Thursday, January 13, 2011

Necronomicon - Apocalyptic Nightmare (1987)

Necronomicon's Apocalyptic Nightmare is a notable advancement over their s/t debut, even if it's not quite a shedding of the band's inevitable Destruction comparisons. Volker Fredrich still sounds a hell of a lot like Schmier, with his harsh bite that ascends into feverish screaming, and the riffing is in general aggressive, with a fuzzy tone to the guitars that begs comparisons to Sentence of Death or Eternal Devastation. But in other areas, the band have clearly improved, like the lead work or the individual quality of the riffs. In fact, there are probably 2-3 songs here that are downright good, but they've still got a few hurdles to leap.

The first is that the band have made another questionable choice of their opening track. "The Ancient Ones" might have more of a vocal presence than the last album's vanguard, but a minute or so is spent just plucking along on the guitars with very little drum presence, and it feels clunky at best. Once the rest of the band joins in the punishment, there is a marked improvement, but it's not packing some of the album's better music. Nor is the mid-paced title track, but at least the guitars here don't sound like their more esteemed German peers. There is a sequel of sorts to "Dark Land", "The Following Century (Darkland II)", spotted with some decent segments, though the transitions feel sloppy; "Rhetorical Dictums" is just fast and frenzied, average thrash.
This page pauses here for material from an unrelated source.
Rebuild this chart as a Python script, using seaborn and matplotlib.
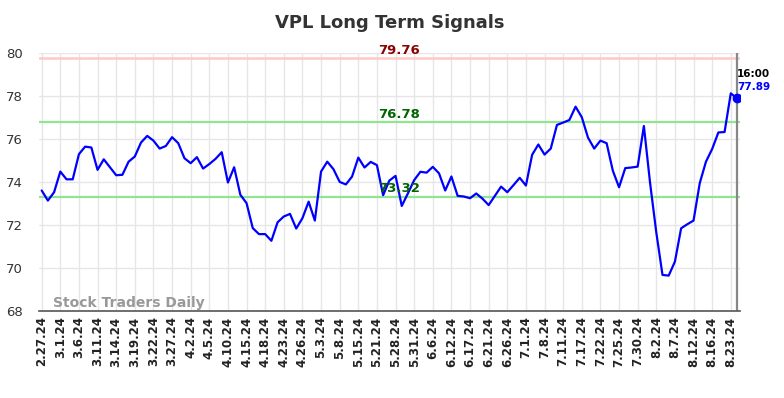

have saved some of their best material for the latter half of this album: "In Memory" shows some promise through its clean, eerie intro and cavalcade of storming riffs; "Retributive Strike" is solid and engaging, though I feel like it's short on vocals; and "Broken Illusions" should thrill any fan of Destruction, though it often begins to trip over itself. It, too, seems lacking on vocal quantity, which is a shame because where they exist, Fredrich is firm and vicious. The mix of the record is brighter and better than Necronomicon, and there are really only a few flaws that the band would need to work through before they had a winner on their hands. The compositions are still a little cluttered, in particular the trade off of the riffs, and there seem to be too many places on the albums where Volker's presence would have been welcome in more than just his guitar. But if you're looking for a 'poor man's Destruction or one of the rare albums to channel the same scathing defilement as Sentence of Death, then this is not a terrible place to look for it.